Kathy Sima (author) from Ontario, Canada on February 22, 2013:
Hi MJ! Thanks for the visit, the feedback and the share. I hope your partner finds the information useful!
Mactavers - I've never had to deal with javalinas in my garden, and I grateful for that! The squirrels never touch my irises either. I guess they must either taste or smell bad to them - thank goodness!
Thanks for the suggestion of the mosquito plant, Roberta! I imagine citronella plant would likely have a similar effect.
We have a lot of squirrels around here pstraubie48. I don't really mind them, and they can be fun to watch - but I do take offense when they dig up my tulip bulbs!
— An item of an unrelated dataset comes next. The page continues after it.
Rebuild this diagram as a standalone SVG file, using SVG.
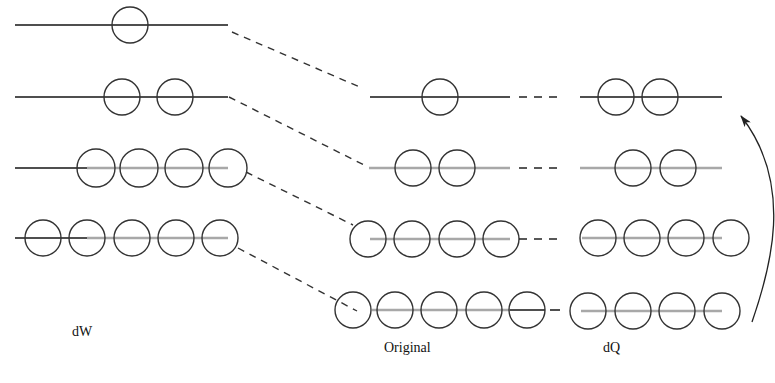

I can just picture your squirrels working together to have themselves a feast. :-)
I stopped planting tulips for awhile too, Glimmer Twin Fan. It was too frustrating! A couple of years ago I did decide to give it another try, and for the most part the squirrels left them alone last summer. I'm waiting to see what comes up this spring - fingers crossed...
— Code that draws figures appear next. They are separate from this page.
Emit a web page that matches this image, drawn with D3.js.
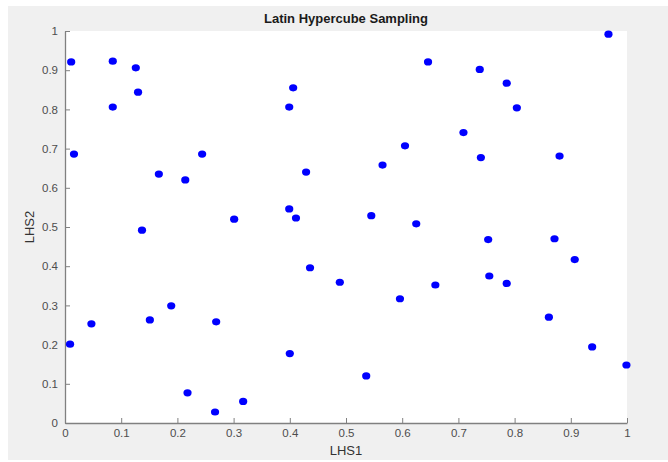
<!DOCTYPE html>
<html>
<head>
<meta charset="utf-8">
<script src="https://cdn.jsdelivr.net/npm/d3@7/dist/d3.min.js"></script>
<style>
	body { margin: 0; background: #fff; }
	svg { display: block; font-family: 'Liberation Sans', Arial, sans-serif; }
	.axis path, .axis line { stroke: #808080; }
	.axis text { fill: #4d4d4d; font-size: 11.5px; }
</style>
</head>
<body>
<svg></svg>
<script>
'use strict'

// LHS samples
let lhs1 = [
	0.011, 0.085, 0.126, 0.085, 0.130, 0.016, 0.167, 0.214, 0.244, 0.137,
	0.399, 0.411, 0.301, 0.399, 0.406, 0.429, 0.967, 0.646, 0.738, 0.786,
	0.804, 0.709, 0.605, 0.740, 0.880, 0.565, 0.545, 0.625, 0.753, 0.871,
	0.489, 0.596, 0.659, 0.755, 0.786, 0.907, 0.861, 0.938, 0.999, 0.536,
	0.436, 0.009, 0.047, 0.151, 0.189, 0.269, 0.400, 0.218, 0.267, 0.317 ],
	lhs2 = [
	0.921, 0.923, 0.906, 0.806, 0.844, 0.686, 0.635, 0.620, 0.686, 0.492,
	0.546, 0.523, 0.520, 0.806, 0.855, 0.640, 0.992, 0.921, 0.902, 0.867,
	0.804, 0.741, 0.707, 0.677, 0.681, 0.658, 0.529, 0.508, 0.468, 0.470,
	0.359, 0.317, 0.352, 0.375, 0.356, 0.417, 0.270, 0.194, 0.148, 0.120,
	0.396, 0.201, 0.253, 0.263, 0.299, 0.258, 0.177, 0.077, 0.028, 0.055 ],
	ticks = d3.range(0, 11).map(n => n / 10)

let W = 668, H = 462,
	margin = {top: 31, right: 41, bottom: 39, left: 65},
	width = W - margin.left - margin.right,
	height = H - margin.top - margin.bottom,
	x = d3.scaleLinear().domain([0, 1]).range([0, width]),
	y = d3.scaleLinear().domain([0, 1]).range([height, 0]),
	fmt = d => d === 0 || d === 1 ? String(d) : d.toFixed(1)

let svg = d3.select('svg').attr('width', W).attr('height', H)

svg.append('rect').attr('x', 8).attr('y', 6)
	.attr('width', W - 8).attr('height', H - 8).attr('fill', '#f0f0f0')

let vis = svg.append('g').attr('transform', `translate(${margin.left} ${margin.top})`)

vis.append('rect').attr('width', width).attr('height', height).attr('fill', '#fff')

vis.append('g').attr('class', 'x axis').attr('transform', `translate(0 ${height})`)
	.call(d3.axisBottom(x).tickValues(ticks).tickFormat(fmt).tickSizeInner(-5).tickSizeOuter(0))
	.call(s => s.selectAll('text').attr('y', 6).attr('dy', '0.71em'))

vis.append('g').attr('class', 'y axis')
	.call(d3.axisLeft(y).tickValues(ticks).tickFormat(fmt).tickSizeInner(-5).tickSizeOuter(0))
	.call(s => s.selectAll('text').attr('x', -7))

vis.selectAll('.axis path').attr('stroke-width', 1.3)

vis.append('g').selectAll('ellipse').data(d3.zip(lhs1, lhs2)).join('ellipse')
	.attr('cx', d => x(d[0])).attr('cy', d => y(d[1])).attr('rx', 4.1).attr('ry', 3.6)
	.attr('fill', '#0000ff')

svg.append('text').attr('x', margin.left + width / 2).attr('y', 23)
	.attr('text-anchor', 'middle').attr('font-weight', 'bold').attr('font-size', 13)
	.attr('fill', '#1a1a1a').text('Latin Hypercube Sampling')

svg.append('text').attr('x', margin.left + width / 2).attr('y', 455)
	.attr('text-anchor', 'middle').attr('font-size', 13).attr('fill', '#333')
	.text('LHS1')

svg.append('text').attr('transform', `translate(34 ${margin.top + height / 2}) rotate(-90)`)
	.attr('text-anchor', 'middle').attr('font-size', 13).attr('fill', '#333')
	.text('LHS2')
</script>
</body>
</html>
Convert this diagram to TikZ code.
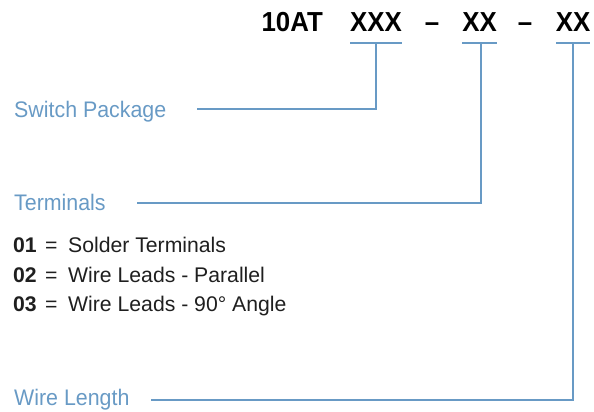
\documentclass[tikz,border=0pt]{standalone}
\usepackage{fontspec}
\setmainfont{Liberation Sans}
\newfontfamily\lblfont[FakeStretch=0.95]{Liberation Sans}
\newfontfamily\codefont[FakeStretch=0.94]{Liberation Sans}
\begin{document}
\begin{tikzpicture}[x=1pt,y=-1pt,
  lbl/.style={inner sep=0pt, anchor=base west, text=blueline, font=\lblfont\fontsize{22.5}{26}\selectfont},
  code/.style={inner sep=0pt, anchor=base, font=\codefont\fontsize{27.5}{30}\selectfont\bfseries},
  row/.style={inner sep=0pt, anchor=base west, text=black!88, font=\fontsize{21.2}{24}\selectfont},
  rowb/.style={row, font=\fontsize{21.2}{24}\selectfont\bfseries},
  conn/.style={draw=blueline, line width=2.6pt, line cap=butt}]
\definecolor{blueline}{RGB}{104,154,197}
\useasboundingbox (0,0) rectangle (594,412);
% header code
\node[code, anchor=base east] (c0) at (323,32) {10AT};
\node[code] (c1) at (376,32) {XXX};
\node[code] (d1) at (432,32) {–};
\node[code] (c2) at (479.5,32) {XX};
\node[code] (d2) at (525,32) {–};
\node[code] (c3) at (573,32) {XX};
% underlines
\coordinate (u1a) at (350,43); \coordinate (u1b) at (402,43); \coordinate (u1m) at (376,43);
\coordinate (u2a) at (462,43); \coordinate (u2b) at (497,43); \coordinate (u2m) at (481,43);
\coordinate (u3a) at (556,43); \coordinate (u3b) at (590,43); \coordinate (u3m) at (573,43);
\draw[conn] (u1a) -- (u1b);
\draw[conn] (u2a) -- (u2b);
\draw[conn] (u3a) -- (u3b);
% labels
\node[lbl] (sp) at (14,117) {Switch Package};
\node[lbl] (te) at (14,210) {Terminals};
\node[lbl] (wl) at (14,405) {Wire Length};
\coordinate (s0) at (197,109);
\coordinate (t0) at (137,203);
\coordinate (w0) at (151,400);
\draw[conn] (s0) -- (u1m |- s0) -- (u1m);
\draw[conn] (t0) -- (u2m |- t0) -- (u2m);
\draw[conn] (w0) -- (u3m |- w0) -- (u3m);
% list
\node[rowb] (n1) at (13,252) {01};
\node[row] (e1) at (45,252) {=};
\node[row] (r1) at (68,252) {Solder Terminals};
\node[rowb] (n2) at (13,282) {02};
\node[row] (e2) at (45,282) {=};
\node[row] (r2) at (68,282) {Wire Leads - Parallel};
\node[rowb] (n3) at (13,311) {03};
\node[row] (e3) at (45,311) {=};
\node[row] (r3) at (68,311) {Wire Leads - 90° Angle};
\end{tikzpicture}
\end{document}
Claudia Mitchell on February 20, 2013:
Sadly I have given up on tulips. The chipmunks and squirrels have eaten every last one of them. If I had more motivation I would try the chicken wire method. At least they don't eat my daffodils which are my favorites anyway. Good suggestions. Now I need to figure out how to keep the deer away.
Patricia Scott from North Central Florida on February 20, 2013:
I love the little squirrels. They are so much fun to watch especially when the babies arrive.
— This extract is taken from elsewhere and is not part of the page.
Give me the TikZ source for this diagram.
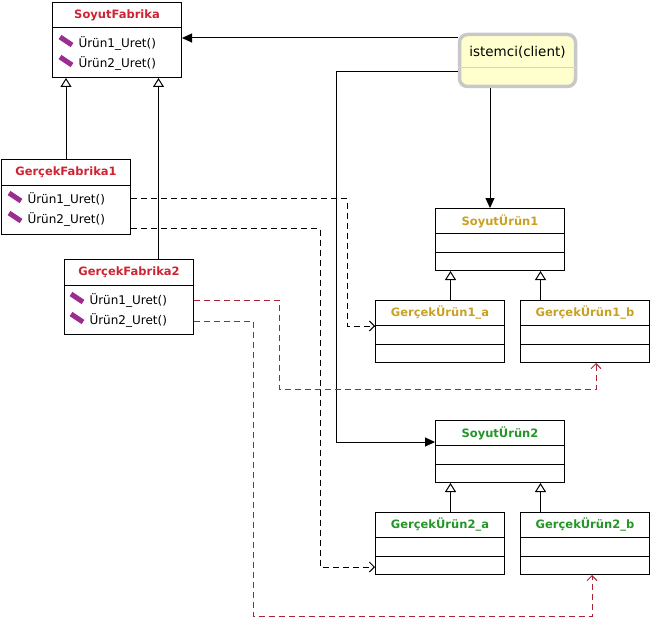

I have to laugh at them stealing the tulip bulbs. I even have put screen down over the bulbs. Not a deterrent. They have a whole lot of relatives who help them uncover the smorgasbord of bulbs.
Thanks for sharing.
Sending you Angels today :) ps
RTalloni on February 19, 2013:
A super look at protecting bulbs from squirrels. We have such a problem with the rascals. They carry fleas and ticks, and are so destructive, even eating aluminum attachments on fences!
I can't plant sunflowers or bulbs unless I protect them. Nothing worked until I planted mosquito plant with them. It was the perfect answer! I think citronella plant would work just as well.
Right now and I hear an owl outside. :) I also love to see the hawks near and within our property lines. These birds do a good job with the rodents they catch!
Brenda Kyle from Blue Springs, Missouri, USA on February 19, 2013:
I am sharing this hub with my ex-mother in law. Her love for tulips always leads to criminal wildlife! I am happy to see the bulbs I buy are on tge unpleasant list. Thank you for sharing great gardening tips.
mactavers on February 19, 2013:
Great Hub. Here in Arizona, battling Javalinas to grow bulbs involves the same problems as fighting squirrels. Javalinas are not pigs but root like pigs and are very territorial about returning again and again to the same place they have once found food. They will not touch Iris bulbs, not sure if squirrels won't eat them.
mjkearn on February 19, 2013:
While I like flowers it's not one area I get involved in as I leave it to my partner. I do however run the pipes and sprinklers where ever she says. Great in depth hub and fabulous lay out. Voted up, ticked and shared. I have also bookmarked for my partner.